What if you owned a money machine that automatically cranked out cash while you slept, watched TV, or read the paper?

Every month a steady stream of payments flows straight into your brokerage account. In some cases, you are collecting yields of 10%, 25%, and even 50% on your original investment.

And the machine reproduces itself. It breeds more little money machines—and they’re all making money for you 24/7.

Boost your investment returns 90% with this one simple trick

Sounds fantastic—or illegal. While you might not believe me, this is exactly what it’s like to compound your money with dividend-paying stocks.

Compounding is a simple strategy when you buy investments that pay dividends or interest, and you use those payments to buy more of the investment. In the following years, your dividend and interest earns income, too. In short, you get to buy new shares of stock without having to put up another dollar.

That’s as close to a free lunch in life as you’ll ever get. Sure, this isn’t some get-rich-quick scheme you’ll see on a late night infomercial. It’s more like a get-rich-eventually strategy, and that’s good enough for me.

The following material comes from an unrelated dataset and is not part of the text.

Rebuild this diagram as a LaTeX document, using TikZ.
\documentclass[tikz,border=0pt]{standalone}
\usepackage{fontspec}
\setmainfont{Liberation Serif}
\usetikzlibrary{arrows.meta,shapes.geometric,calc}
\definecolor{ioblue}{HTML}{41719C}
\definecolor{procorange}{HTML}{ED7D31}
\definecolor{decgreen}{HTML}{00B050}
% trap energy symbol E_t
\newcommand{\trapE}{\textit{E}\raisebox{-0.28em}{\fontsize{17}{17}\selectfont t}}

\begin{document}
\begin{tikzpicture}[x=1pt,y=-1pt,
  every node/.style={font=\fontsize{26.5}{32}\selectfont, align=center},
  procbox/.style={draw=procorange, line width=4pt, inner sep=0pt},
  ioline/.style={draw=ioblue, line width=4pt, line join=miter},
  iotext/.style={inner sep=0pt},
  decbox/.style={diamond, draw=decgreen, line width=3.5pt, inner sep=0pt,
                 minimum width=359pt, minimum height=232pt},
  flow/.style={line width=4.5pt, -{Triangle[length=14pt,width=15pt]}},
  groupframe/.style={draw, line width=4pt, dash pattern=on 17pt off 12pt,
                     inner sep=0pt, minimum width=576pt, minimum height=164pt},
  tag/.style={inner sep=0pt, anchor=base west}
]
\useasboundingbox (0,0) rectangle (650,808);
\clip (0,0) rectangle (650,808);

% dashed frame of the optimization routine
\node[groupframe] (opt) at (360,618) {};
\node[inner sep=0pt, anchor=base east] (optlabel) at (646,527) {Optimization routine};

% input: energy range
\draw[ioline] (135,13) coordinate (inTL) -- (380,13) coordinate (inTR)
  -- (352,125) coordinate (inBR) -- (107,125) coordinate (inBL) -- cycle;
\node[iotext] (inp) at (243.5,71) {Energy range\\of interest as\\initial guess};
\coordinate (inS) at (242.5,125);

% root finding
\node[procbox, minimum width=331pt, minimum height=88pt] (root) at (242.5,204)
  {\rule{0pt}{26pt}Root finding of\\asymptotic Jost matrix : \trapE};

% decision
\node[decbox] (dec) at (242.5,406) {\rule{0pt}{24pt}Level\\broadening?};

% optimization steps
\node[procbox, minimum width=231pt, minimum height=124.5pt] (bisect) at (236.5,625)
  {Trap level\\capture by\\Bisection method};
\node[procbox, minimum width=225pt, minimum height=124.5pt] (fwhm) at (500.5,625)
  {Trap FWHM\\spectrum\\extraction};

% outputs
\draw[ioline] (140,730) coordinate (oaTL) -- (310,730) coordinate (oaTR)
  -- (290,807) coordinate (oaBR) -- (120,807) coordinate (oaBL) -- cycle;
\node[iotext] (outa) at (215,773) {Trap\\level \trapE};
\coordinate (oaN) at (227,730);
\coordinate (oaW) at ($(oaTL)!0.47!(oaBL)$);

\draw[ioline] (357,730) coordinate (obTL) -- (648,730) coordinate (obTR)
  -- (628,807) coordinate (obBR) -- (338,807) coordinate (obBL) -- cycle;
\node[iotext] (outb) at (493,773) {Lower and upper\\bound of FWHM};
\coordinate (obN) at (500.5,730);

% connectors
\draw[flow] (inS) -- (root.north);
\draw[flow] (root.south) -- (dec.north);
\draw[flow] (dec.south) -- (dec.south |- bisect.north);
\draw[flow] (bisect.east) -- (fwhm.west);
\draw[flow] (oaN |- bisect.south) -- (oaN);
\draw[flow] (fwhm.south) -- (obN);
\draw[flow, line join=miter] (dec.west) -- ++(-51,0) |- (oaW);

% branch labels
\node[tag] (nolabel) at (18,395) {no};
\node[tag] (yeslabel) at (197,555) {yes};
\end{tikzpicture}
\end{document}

But if you’re not convinced, let me show you how it works with a simple example. Then I’ll show you what you need to do to get started.

Let’s say two friends, Bob and Rob, each buy 100 shares of the Royal Bank of Canada (TSX:RY)(NYSE:RY) for $75. Today the stock pays a 4% annual dividend. Let’s assume that the share price grows 5% annually.

We’ll start with Bob. He never reinvests his dividends. Instead, Bob just collects his payments and piles up the income.

Rob, in contrast, reinvests his dividends. Every time RBC sends him a cheque, Rob uses that income to buy more shares.

Here’s how they do…

Year Bob Rob
0 $7,500 $7,500
10 $15,990 $17,756
20 $29,819 $42,033
30 $52,346 $99,508

As you can see from the table above, Rob’s returns take the cake. After 30 years, Rob’s portfolio is showing a 90% improvement over Bob’s returns.

The best part is that many brokers will automatically reinvest your dividends for free. This strategy is called a dividend reinvestment plan, or DRIP, and it’s a great way to harness the power of compounding.

Better yet, it’s easy to get started. All you have to do is call your broker and say, “I’d like to enroll my stock in your free DRIP.” It really is that simple.

To set up my DRIP with TD Direct Investing, I called 1-800-465-5463. I’ve listed a few more brokers below. If yours isn’t on the list, check around online for the contact information.

  • RBC Direct Investing: 1-800-769-2560
  • CIBC Investor’s Edge: 1-800-567-3343
  • Questrade: 1-888-783-7866

The Zen guide to dividend investing

This really works. Thousands of ordinary Canadians are using this strategy to build wealth in the stock market. Readers explain to me all the time how well it works for them.

Pick up the phone and enroll your stocks in a DRIP today.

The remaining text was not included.